> Requirements
Do not repeat pictures. Repeat exactly the lines of the listing below from its first line through the line with "from datetime import datetime".

====== Dataset excerpt

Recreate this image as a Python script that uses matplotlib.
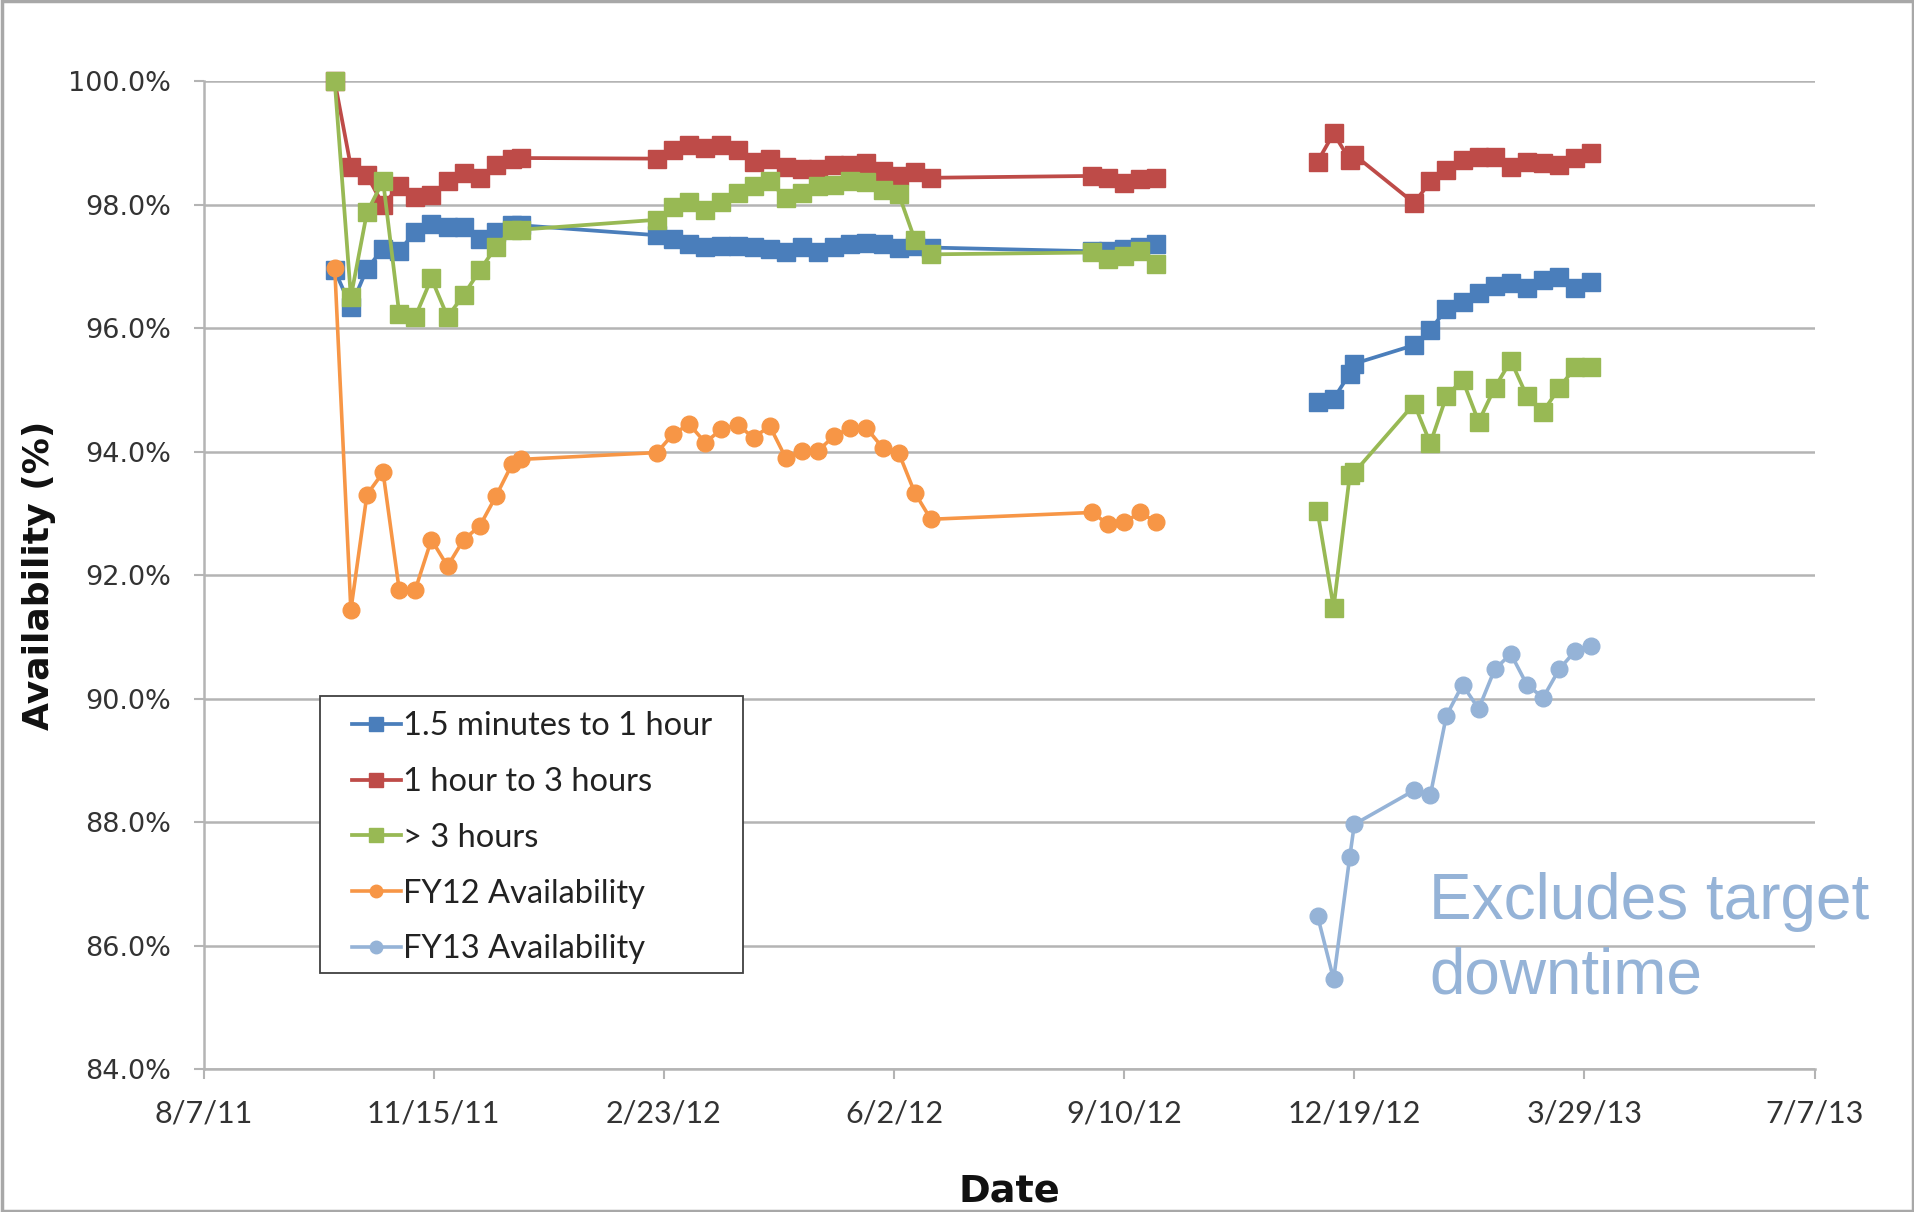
import matplotlib
matplotlib.use("Agg")
import matplotlib.pyplot as plt
from matplotlib.patches import Rectangle
from datetime import datetime

# weekly availability snapshots
fy12_dates = [
    "2011-10-03", "2011-10-10", "2011-10-17", "2011-10-24", "2011-10-31",
    "2011-11-07", "2011-11-14", "2011-11-21", "2011-11-28", "2011-12-05",
    "2011-12-12", "2011-12-19", "2011-12-23",
    "2012-02-20", "2012-02-27", "2012-03-05", "2012-03-12", "2012-03-19",
    "2012-03-26", "2012-04-02", "2012-04-09", "2012-04-16", "2012-04-23",
    "2012-04-30", "2012-05-07", "2012-05-14", "2012-05-21", "2012-05-28",
    "2012-06-04", "2012-06-11", "2012-06-18",
    "2012-08-27", "2012-09-03", "2012-09-10", "2012-09-17", "2012-09-24",
]
fy13_dates = [
    "2012-12-03", "2012-12-10", "2012-12-17", "2012-12-19", "2013-01-14",
    "2013-01-21", "2013-01-28", "2013-02-04", "2013-02-11", "2013-02-18",
    "2013-02-25", "2013-03-04", "2013-03-11", "2013-03-18", "2013-03-25",
    "2013-04-01",
]

short_fy12 = [96.94, 96.35, 96.97, 97.29, 97.26, 97.56, 97.69, 97.64, 97.64, 97.45, 97.56, 97.67, 97.67,
              97.51, 97.45, 97.37, 97.32, 97.34, 97.34, 97.32, 97.29, 97.24, 97.32, 97.24, 97.32,
              97.37, 97.38, 97.36, 97.31, 97.33, 97.31,
              97.25, 97.25, 97.28, 97.32, 97.36]
short_fy13 = [94.81, 94.86, 95.27, 95.43, 95.73, 95.97, 96.32, 96.43, 96.57, 96.68, 96.73, 96.65,
              96.78, 96.84, 96.65, 96.76]

mid_fy12 = [100.0, 98.62, 98.48, 98.00, 98.30, 98.13, 98.16, 98.38, 98.51, 98.43, 98.65, 98.74, 98.76,
            98.75, 98.89, 98.97, 98.92, 98.97, 98.89, 98.70, 98.75, 98.62, 98.59, 98.59, 98.65,
            98.65, 98.68, 98.55, 98.47, 98.53, 98.44,
            98.47, 98.44, 98.36, 98.42, 98.44]
mid_fy13 = [98.70, 99.16, 98.73, 98.81, 98.03, 98.38, 98.57, 98.73, 98.78, 98.78, 98.62, 98.70,
            98.68, 98.65, 98.76, 98.84]

long_fy12 = [100.0, 96.51, 97.88, 98.39, 96.24, 96.19, 96.81, 96.19, 96.54, 96.94, 97.32, 97.59, 97.60,
             97.76, 97.97, 98.05, 97.92, 98.05, 98.19, 98.30, 98.38, 98.11, 98.20, 98.30, 98.32,
             98.38, 98.37, 98.24, 98.18, 97.44, 97.20,
             97.23, 97.12, 97.17, 97.25, 97.04]
long_fy13 = [93.04, 91.48, 93.62, 93.67, 94.78, 94.14, 94.90, 95.17, 94.49, 95.04, 95.48, 94.90,
             94.65, 95.04, 95.37, 95.37]

avail_fy12 = [96.98, 91.44, 93.31, 93.67, 91.77, 91.77, 92.58, 92.15, 92.58, 92.80, 93.28, 93.80, 93.88,
              93.99, 94.29, 94.45, 94.15, 94.37, 94.44, 94.23, 94.42, 93.90, 94.02, 94.02, 94.26,
              94.39, 94.39, 94.07, 93.99, 93.34, 92.91,
              93.02, 92.83, 92.86, 93.02, 92.86]
avail_fy13 = [86.49, 85.46, 87.44, 87.97, 88.52, 88.44, 89.73, 90.23, 89.84, 90.48, 90.73, 90.23,
              90.02, 90.48, 90.78, 90.86]

x_ticks = ["8/7/11", "11/15/11", "2/23/12", "6/2/12", "9/10/12", "12/19/12", "3/29/13", "7/7/13"]
y_ticks = [84, 86, 88, 90, 92, 94, 96, 98, 100]


def to_dt(s):
    return datetime.strptime(s, "%Y-%m-%d")


d12 = [to_dt(s) for s in fy12_dates]
d13 = [to_dt(s) for s in fy13_dates]
tick_dates = [datetime.strptime(s, "%m/%d/%y") for s in x_ticks]

fig = plt.figure(figsize=(19.15, 12.12), dpi=100)
fig.patches.append(Rectangle((0.001, 0.001), 0.998, 0.998, transform=fig.transFigure,
                             fill=False, edgecolor="#a8a8a8", lw=2.5))
ax = fig.add_axes([0.1063, 0.1176, 0.8413, 0.8152])

grid_c = "#b4b4b4"
ax.set_ylim(84, 100)
ax.set_yticks(y_ticks)
ax.set_yticklabels(["%.1f%%" % v for v in y_ticks], family="DejaVu Sans", fontsize=19.5, color="#333333")
ax.set_xlim(tick_dates[0], tick_dates[-1])
ax.set_xticks(tick_dates)
ax.set_xticklabels(x_ticks, family="Lato", fontsize=22, color="#333333")
ax.yaxis.grid(True, color=grid_c, lw=1.8, zorder=0)
ax.set_axisbelow(True)
for side in ("top", "right"):
    ax.spines[side].set_visible(False)
for side in ("left", "bottom"):
    ax.spines[side].set_color(grid_c)
    ax.spines[side].set_linewidth(1.8)
ax.tick_params(axis="y", length=7.5, width=1.5, color=grid_c, pad=16)
ax.tick_params(axis="x", length=7.5, width=1.5, color=grid_c, pad=14)

series = [
    ("1.5 minutes to 1 hour", short_fy12, short_fy13, "#4a7ebb"),
    ("1 hour to 3 hours", mid_fy12, mid_fy13, "#be4b48"),
    ("> 3 hours", long_fy12, long_fy13, "#98b954"),
]
z = 3
for label, v12, v13, color in series:
    ax.plot(d12, v12, color=color, marker="s", ms=13.5, lw=2.7, label=label, zorder=z, clip_on=False)
    ax.plot(d13, v13, color=color, marker="s", ms=13.5, lw=2.7, zorder=z, clip_on=False)
    z += 1

ax.plot(d12, avail_fy12, color="#f79646", marker="o", ms=12, lw=2.6, label="FY12 Availability",
        zorder=z, clip_on=False)
ax.plot(d13, avail_fy13, color="#95b3d7", marker="o", ms=12, lw=2.6, label="FY13 Availability",
        zorder=z + 1, clip_on=False)

# legend box drawn separately so the inner padding can differ per side
ax.add_patch(Rectangle((0.0723, 0.0973), 0.2623, 0.2807, transform=ax.transAxes,
                       facecolor="white", edgecolor="#404040", lw=1.3, zorder=10))
leg = ax.legend(loc="center left", bbox_to_anchor=(0.092, 0.2344), borderaxespad=0, borderpad=0,
                prop={"family": "Lato", "size": 23.5}, frameon=False,
                handlelength=1.5, handletextpad=0.07, labelspacing=0.79, markerscale=0.75)
leg.set_zorder(11)
for t in leg.get_texts():
    t.set_color("#222222")

fig.text(39 / 1915, 1 - 575 / 1212, "Availability (%)", rotation=90, ha="center", va="center",
         family="DejaVu Sans", fontweight="bold", fontsize=26, color="#111111")
fig.text(1009 / 1915, 1 - 1191 / 1212, "Date", ha="center", va="center",
         family="DejaVu Sans", fontweight="bold", fontsize=27.5, color="#111111")
fig.text(1429 / 1915, 1 - 939 / 1212, "Excludes target\ndowntime", ha="left", va="center",
         family="Liberation Sans", fontsize=46, color="#95b3d7", linespacing=1.3)

fig.savefig("out.png", dpi=100)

============

> Written answer
Recreate this image as a Python script that uses matplotlib.
import matplotlib
matplotlib.use("Agg")
import matplotlib.pyplot as plt
from matplotlib.patches import Rectangle
from datetime import datetime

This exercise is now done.